Speaking of embarrassment, the tracks are terrible. There’s no actual variety to them. Oh, sure, they take place on different planets, the backgrounds are different, but in contrast to the rather creative death roads of the first game, they’re all just humdrum circuits. If they even did try to put more hazards on the course, they’d be more of an annoyance, since you’d just bump off them and stop dead.
But do you know what’s really humiliating? They finish the game with a remake of the Boonta Classic, amazingly recreated in the original Racer, and completely screwed up here. It’s less detailed, it’s shorter, and it’s nowhere near as challenging.

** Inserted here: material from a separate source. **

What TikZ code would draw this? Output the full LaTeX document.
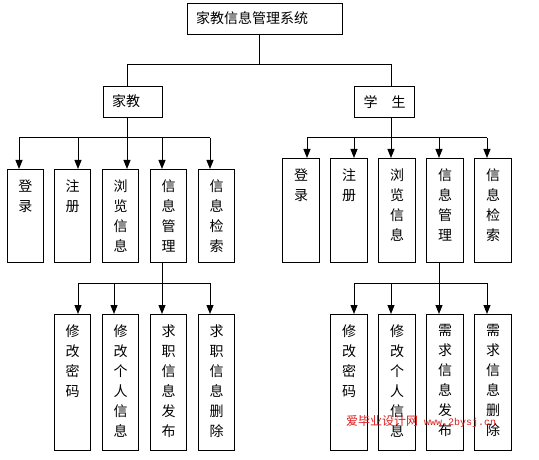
\documentclass[tikz,border=0pt]{standalone}
\usepackage{fontspec}
\newfontfamily\cjk{Noto Sans CJK SC}
\setmonofont{Liberation Mono}
\usetikzlibrary{arrows.meta}
\newcommand\vstack[3]{\parbox[t][#2][t]{#1}{\centering\vspace*{10pt}#3}}
\tikzset{
  box/.style={draw, line width=1pt, inner sep=0pt, anchor=north west, font=\cjk\fontsize{14}{20}\selectfont},
  hbox/.style={draw, line width=1pt, inner sep=0pt, anchor=north west, font=\cjk\fontsize{14}{20}\selectfont},
  conn/.style={line width=1pt},
  arr/.style={line width=1pt, -{Triangle[width=7pt,length=9pt]}},
}
\begin{document}
\begin{tikzpicture}[x=1pt,y=-1pt]
\useasboundingbox (0,0) rectangle (539,460);
\fill[white] (0,0) rectangle (539,460);
% title and second level
\node[hbox, minimum width=155pt, minimum height=31pt] (title) at (187,3) {};
\node[anchor=west, inner sep=0pt, font=\cjk\fontsize{14}{14}\selectfont] (titletext) at (196,18.5) {家教信息管理系统};
\node[hbox, minimum width=59pt, minimum height=31pt] (jj) at (103,86) {};
\node[anchor=west, inner sep=0pt, font=\cjk\fontsize{14}{14}\selectfont] (jjtext) at (112,101.5) {家教};
\node[hbox, minimum width=60pt, minimum height=31pt] (xs) at (354,86) {};
\node[inner sep=0pt, font=\cjk\fontsize{14}{14}\selectfont] (xstext) at (xs.center) {学\hspace{14pt}生};
% left upper row
\node[box] (a1) at (7,169) {\vstack{36pt}{93pt}{登\\录}};
\node[box] (a2) at (54,169) {\vstack{36pt}{93pt}{注\\册}};
\node[box] (a3) at (102,169) {\vstack{36pt}{93pt}{浏\\览\\信\\息}};
\node[box] (a4) at (150,169) {\vstack{36pt}{93pt}{信\\息\\管\\理}};
\node[box] (a5) at (198,169) {\vstack{36pt}{93pt}{信\\息\\检\\索}};
% right upper row
\node[box] (b1) at (282,158) {\vstack{37pt}{104pt}{登\\录}};
\node[box] (b2) at (330,158) {\vstack{37pt}{104pt}{注\\册}};
\node[box] (b3) at (378,158) {\vstack{37pt}{104pt}{浏\\览\\信\\息}};
\node[box] (b4) at (426,158) {\vstack{37pt}{104pt}{信\\息\\管\\理}};
\node[box] (b5) at (474,158) {\vstack{37pt}{104pt}{信\\息\\检\\索}};
% left lower row
\node[box] (c1) at (54,314) {\vstack{36pt}{136pt}{修\\改\\密\\码}};
\node[box] (c2) at (102,314) {\vstack{36pt}{136pt}{修\\改\\个\\人\\信\\息}};
\node[box] (c3) at (150,314) {\vstack{36pt}{136pt}{求\\职\\信\\息\\发\\布}};
\node[box] (c4) at (198,314) {\vstack{36pt}{136pt}{求\\职\\信\\息\\删\\除}};
% right lower row
\node[box] (d1) at (330,314) {\vstack{37pt}{136pt}{修\\改\\密\\码}};
\node[box] (d2) at (378,314) {\vstack{37pt}{136pt}{修\\改\\个\\人\\信\\息}};
\node[box] (d3) at (426,314) {\vstack{37pt}{136pt}{需\\求\\信\\息\\发\\布}};
\node[box] (d4) at (474,314) {\vstack{37pt}{136pt}{需\\求\\信\\息\\删\\除}};
% junction coordinates
\coordinate (t0) at (259,65);
\coordinate (jL) at (127,65);
\coordinate (xR) at (391,65);
\coordinate (h1) at (19,138);
\coordinate (h2) at (78,138);
\coordinate (h3) at (127,138);
\coordinate (h4) at (162,138);
\coordinate (h5) at (210,138);
\coordinate (k1) at (307,138);
\coordinate (k2) at (354,138);
\coordinate (k3) at (391,138);
\coordinate (k4) at (439,138);
\coordinate (k5) at (487,138);
\coordinate (g1) at (78,283);
\coordinate (g2) at (114,283);
\coordinate (g3) at (162,283);
\coordinate (g4) at (210,283);
\coordinate (m1) at (354,283);
\coordinate (m2) at (391,283);
\coordinate (m3) at (439,283);
\coordinate (m4) at (487,283);
% connectors
\draw[conn] (title.south -| t0) -- (t0);
\draw[conn] (jj.north -| jL) -- (jL) -- (xR) -- (xs.north -| xR);
\draw[conn] (jj.south -| h3) -- (h3);
\draw[conn] (h1) -- (h5);
\draw[conn] (xs.south -| k3) -- (k3);
\draw[conn] (k1) -- (k5);
\foreach \i in {1,...,5} {
  \draw[arr] (h\i) -- (a\i.north -| h\i);
  \draw[arr] (k\i) -- (b\i.north -| k\i);
}
\draw[conn] (a4.south -| g3) -- (g3);
\draw[conn] (g1) -- (g4);
\draw[conn] (b4.south -| m3) -- (m3);
\draw[conn] (m1) -- (m4);
\foreach \i in {1,...,4} {
  \draw[arr] (g\i) -- (c\i.north -| g\i);
  \draw[arr] (m\i) -- (d\i.north -| m\i);
}
% watermark
\node[anchor=west, inner sep=0pt, text={rgb,255:red,220;green,30;blue,30}] (wm) at (346,422)
  {{\cjk\fontsize{12}{12}\selectfont 爱毕业设计网}\hspace{6pt}{\ttfamily\fontsize{10}{10}\selectfont www.2bysj.cn}};
\end{tikzpicture}
\end{document}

To demonstrate this, at the end of the N64 Boonta Classic, you have to roll onto your side to get through a narrow gap. In Racer Revenge, that just doesn’t exist. You can’t roll onto your side to begin with, but even if you could, missing the gap would just mean another dead stop. How thrilling.
Why would you do that? Why would you offer up such a stark comparison between the two games when you’re not even going to put up the effort to match the success of the original title? It just underlines what a disappointment it is. It’s this cherry on top, but then you realize the cherry is just a rock painted red. It’s both disappointing and causes physical pain.
Was I too gentle? Hopefully, I was able to convey why Star Wars: Racer Revenge sucks. If I was desperate to give praise, I’d say that the graphics are at least better than they were on the N64, but since the courses are so uninteresting, what use is that?
Racer Revenge is anti-fun. It took a perfectly enjoyable game and completely sucked the life out of it. The game is a laser-guided strike against my good faith. Malicious intent was key in its design; it’s the only explanation for how something so dismaying could hit the shelves. The press reaction to this, in retrospect, was too gentle. This game should have been buried. Get me my shovel, let’s get it in the ground before it manages to stink any worse.